**WRITTEN EXERCISE**
Report the number of lines where the string "this" occurs, and write nothing else.

**INPUT**
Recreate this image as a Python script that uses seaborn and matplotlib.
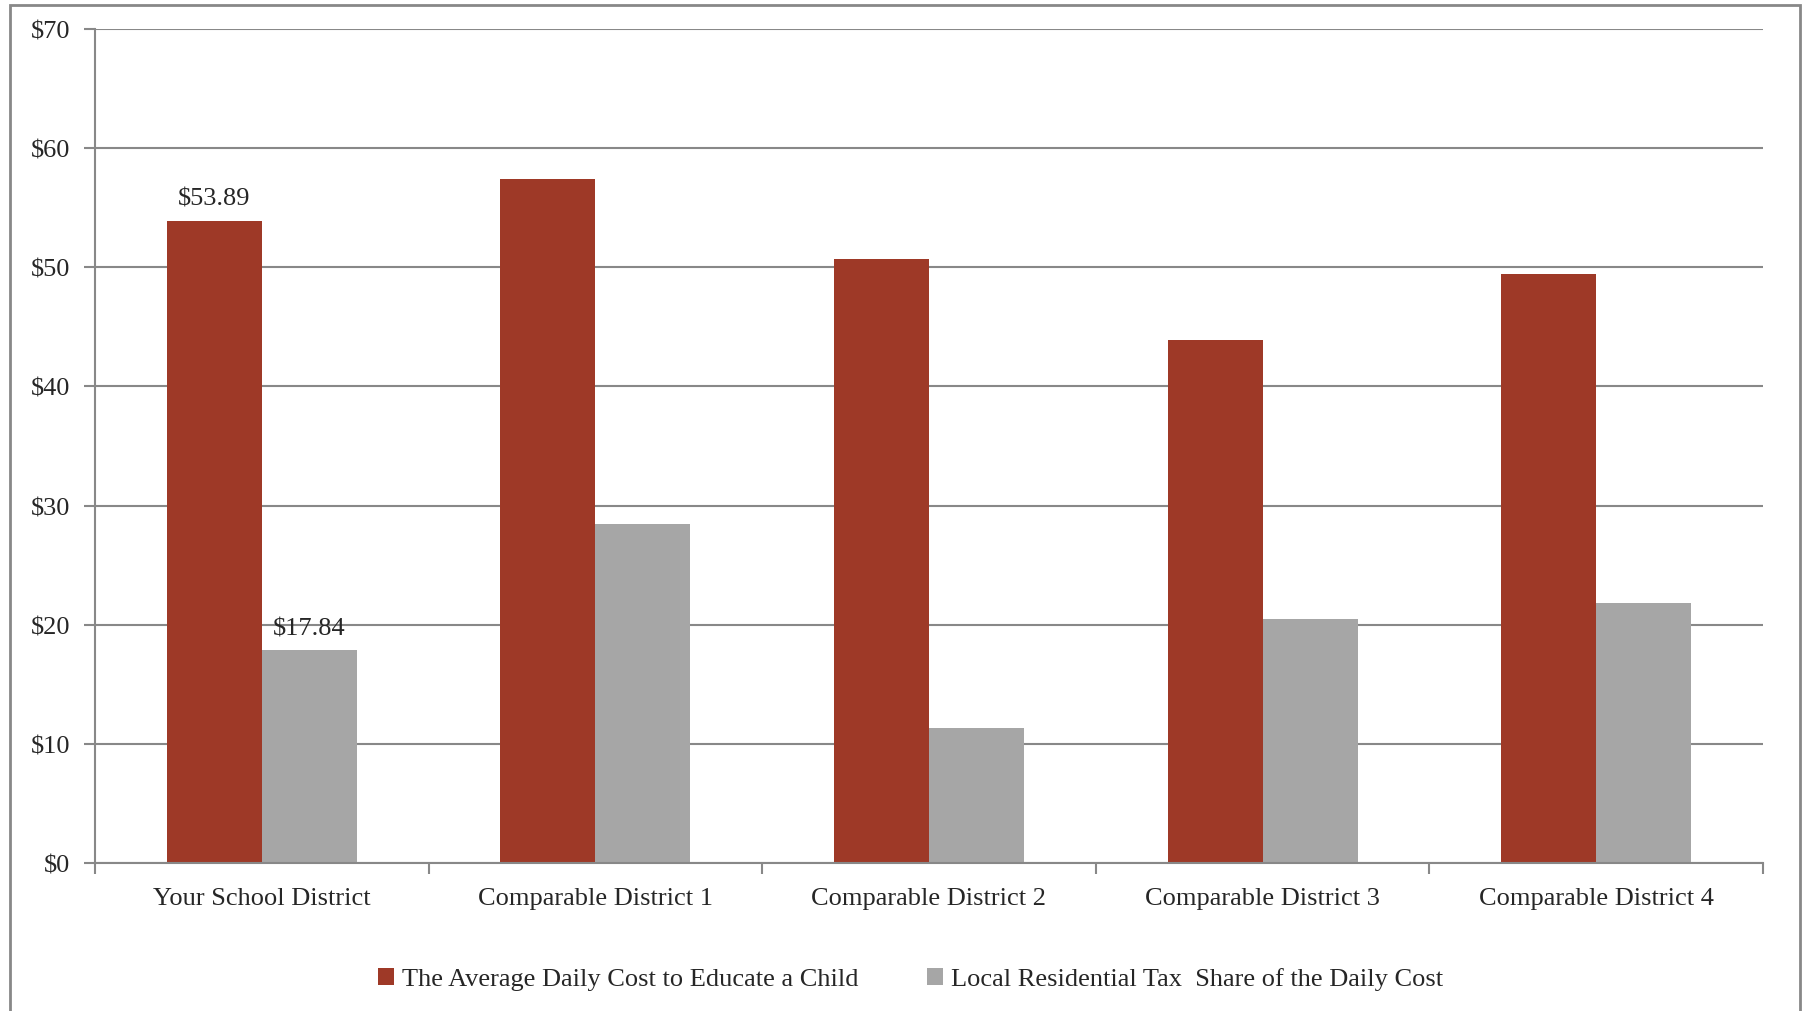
...
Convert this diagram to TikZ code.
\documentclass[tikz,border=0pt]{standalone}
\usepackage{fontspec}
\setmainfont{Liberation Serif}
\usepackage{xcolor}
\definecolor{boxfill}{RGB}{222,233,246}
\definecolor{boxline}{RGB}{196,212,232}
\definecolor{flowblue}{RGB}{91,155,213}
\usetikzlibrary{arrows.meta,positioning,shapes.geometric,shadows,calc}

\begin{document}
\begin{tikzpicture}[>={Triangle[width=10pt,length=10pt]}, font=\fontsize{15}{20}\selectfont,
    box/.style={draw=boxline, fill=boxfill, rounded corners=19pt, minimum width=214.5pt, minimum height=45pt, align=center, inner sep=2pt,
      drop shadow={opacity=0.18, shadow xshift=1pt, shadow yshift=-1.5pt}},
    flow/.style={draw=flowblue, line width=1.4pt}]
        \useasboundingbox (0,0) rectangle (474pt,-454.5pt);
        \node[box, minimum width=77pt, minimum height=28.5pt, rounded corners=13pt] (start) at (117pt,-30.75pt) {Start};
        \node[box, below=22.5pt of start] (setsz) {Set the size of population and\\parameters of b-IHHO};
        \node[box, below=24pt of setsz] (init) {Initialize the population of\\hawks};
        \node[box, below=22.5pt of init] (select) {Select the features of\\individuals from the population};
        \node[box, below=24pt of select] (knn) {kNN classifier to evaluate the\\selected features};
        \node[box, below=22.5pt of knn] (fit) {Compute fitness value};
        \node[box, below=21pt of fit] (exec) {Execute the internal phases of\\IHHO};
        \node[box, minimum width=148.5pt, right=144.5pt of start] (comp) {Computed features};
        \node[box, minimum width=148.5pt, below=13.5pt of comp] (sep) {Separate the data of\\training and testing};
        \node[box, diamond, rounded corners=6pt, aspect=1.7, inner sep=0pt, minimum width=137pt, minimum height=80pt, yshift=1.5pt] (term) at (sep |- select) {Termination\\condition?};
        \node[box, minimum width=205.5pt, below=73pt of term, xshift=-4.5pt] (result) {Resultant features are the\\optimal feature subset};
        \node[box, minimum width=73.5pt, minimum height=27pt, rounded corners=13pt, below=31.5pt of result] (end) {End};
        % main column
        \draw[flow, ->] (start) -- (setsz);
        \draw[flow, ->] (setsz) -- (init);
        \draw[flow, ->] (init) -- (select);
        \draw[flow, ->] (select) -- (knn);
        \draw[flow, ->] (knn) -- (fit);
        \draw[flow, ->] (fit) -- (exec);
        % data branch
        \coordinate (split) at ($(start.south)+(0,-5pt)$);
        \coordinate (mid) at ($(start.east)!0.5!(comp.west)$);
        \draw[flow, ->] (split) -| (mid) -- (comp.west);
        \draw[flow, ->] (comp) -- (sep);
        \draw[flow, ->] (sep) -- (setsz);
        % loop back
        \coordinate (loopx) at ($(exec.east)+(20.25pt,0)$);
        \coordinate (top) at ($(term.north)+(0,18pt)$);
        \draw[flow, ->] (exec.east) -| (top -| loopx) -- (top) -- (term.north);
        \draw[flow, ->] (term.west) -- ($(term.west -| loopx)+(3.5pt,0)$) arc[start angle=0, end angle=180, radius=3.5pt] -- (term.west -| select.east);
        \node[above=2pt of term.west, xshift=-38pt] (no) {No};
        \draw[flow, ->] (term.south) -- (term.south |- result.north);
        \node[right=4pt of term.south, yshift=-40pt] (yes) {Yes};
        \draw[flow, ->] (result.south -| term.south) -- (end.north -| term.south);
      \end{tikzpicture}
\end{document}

**COMPLETE RESPONSE**
2